There’s nothing more relaxing than a day shooting in studio. Especially when that studio is also close to coffee making facilities and lunch (i.e. my kitchen). It can be quite hard to motivate yourself when the weather isn’t great and, on the face of it, you’ve got nothing to shoot. So to counter all of that I spent an afternoon photographing food. Lighting setup is after the ‘more’…
Ok, so the lights first, which act as your base for this (you’ll see why in a sec). It’s all pretty soft, flat lighting, so softboxes either side and above the pepper. Underneath is a single flash shot into a reflector (gold side). Your type of lights don’t really matter here so if you have speedlites or studio heads you’ll get a similar result. All the lights are hitting in same plane.

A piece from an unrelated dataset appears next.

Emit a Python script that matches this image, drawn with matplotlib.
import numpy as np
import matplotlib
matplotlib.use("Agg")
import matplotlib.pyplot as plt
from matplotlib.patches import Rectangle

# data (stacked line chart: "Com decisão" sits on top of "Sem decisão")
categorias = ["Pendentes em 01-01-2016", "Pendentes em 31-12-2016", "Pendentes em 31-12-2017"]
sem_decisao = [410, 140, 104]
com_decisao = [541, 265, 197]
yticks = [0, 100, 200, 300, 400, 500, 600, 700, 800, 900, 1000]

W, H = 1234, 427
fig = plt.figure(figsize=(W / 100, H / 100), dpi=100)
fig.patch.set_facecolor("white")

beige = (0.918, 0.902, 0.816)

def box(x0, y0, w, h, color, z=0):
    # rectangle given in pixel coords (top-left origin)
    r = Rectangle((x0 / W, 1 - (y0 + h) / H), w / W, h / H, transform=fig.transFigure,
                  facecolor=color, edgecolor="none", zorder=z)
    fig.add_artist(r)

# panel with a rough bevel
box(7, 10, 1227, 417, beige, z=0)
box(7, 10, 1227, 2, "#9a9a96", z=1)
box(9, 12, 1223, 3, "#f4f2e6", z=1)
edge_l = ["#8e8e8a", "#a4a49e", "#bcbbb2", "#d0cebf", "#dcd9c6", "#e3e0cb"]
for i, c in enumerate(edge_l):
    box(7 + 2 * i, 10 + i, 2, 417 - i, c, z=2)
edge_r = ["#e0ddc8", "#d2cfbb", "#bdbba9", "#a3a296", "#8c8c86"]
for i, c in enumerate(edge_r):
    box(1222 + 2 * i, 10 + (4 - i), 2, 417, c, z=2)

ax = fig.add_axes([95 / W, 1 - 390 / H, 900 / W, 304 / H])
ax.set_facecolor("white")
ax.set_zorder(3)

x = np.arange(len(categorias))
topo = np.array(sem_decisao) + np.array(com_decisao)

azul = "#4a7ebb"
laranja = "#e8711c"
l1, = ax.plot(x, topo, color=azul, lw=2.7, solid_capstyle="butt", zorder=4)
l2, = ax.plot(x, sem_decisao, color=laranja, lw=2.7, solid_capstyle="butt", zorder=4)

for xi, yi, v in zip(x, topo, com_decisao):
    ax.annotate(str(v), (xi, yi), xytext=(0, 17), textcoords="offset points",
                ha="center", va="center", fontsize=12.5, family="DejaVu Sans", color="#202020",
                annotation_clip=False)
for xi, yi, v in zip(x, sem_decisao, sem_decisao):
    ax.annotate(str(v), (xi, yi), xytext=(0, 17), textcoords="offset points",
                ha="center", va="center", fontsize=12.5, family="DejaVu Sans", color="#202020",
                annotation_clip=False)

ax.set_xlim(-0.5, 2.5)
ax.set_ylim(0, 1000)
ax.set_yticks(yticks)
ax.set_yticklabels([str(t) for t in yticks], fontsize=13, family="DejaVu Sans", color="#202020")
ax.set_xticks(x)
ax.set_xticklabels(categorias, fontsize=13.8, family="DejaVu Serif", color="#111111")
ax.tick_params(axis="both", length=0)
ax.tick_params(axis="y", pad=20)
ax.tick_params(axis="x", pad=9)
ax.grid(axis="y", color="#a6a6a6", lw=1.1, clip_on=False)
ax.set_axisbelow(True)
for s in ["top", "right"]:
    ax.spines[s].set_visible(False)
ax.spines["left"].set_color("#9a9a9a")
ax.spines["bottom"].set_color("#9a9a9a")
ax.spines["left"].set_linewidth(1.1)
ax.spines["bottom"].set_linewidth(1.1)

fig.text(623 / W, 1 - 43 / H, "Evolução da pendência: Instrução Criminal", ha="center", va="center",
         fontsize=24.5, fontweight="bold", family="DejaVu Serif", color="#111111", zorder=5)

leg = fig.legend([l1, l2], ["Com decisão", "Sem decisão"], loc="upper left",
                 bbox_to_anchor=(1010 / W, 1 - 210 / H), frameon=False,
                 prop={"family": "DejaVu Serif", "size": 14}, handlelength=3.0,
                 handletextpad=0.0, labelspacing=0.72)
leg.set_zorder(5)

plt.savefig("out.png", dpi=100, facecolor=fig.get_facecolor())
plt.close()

Now here’s where you shape them. What you can’t see is that there are four blackout cards placed to control the side lights (without them the light wraps too much on the pepper and overpowers the background). The back cards are placed to limit the light on the pepper and angled so to block light on the backdrop. The others prevent light spill into the camera lens (and also shape the light on the pepper). I didn’t use cards to shape the top and bottom light for two reasons. One they’re lighting the background, two they’re a smaller source than the side so the risk of lens flare is less.
The pepper itself is sat on top of a damascus chef knife, that in turn is held by a superclamp. This was taken out in post production. You can also use fishing line but I find it hard to stop it spinning. For some food, small tomatoes on a vine for example, the line is great.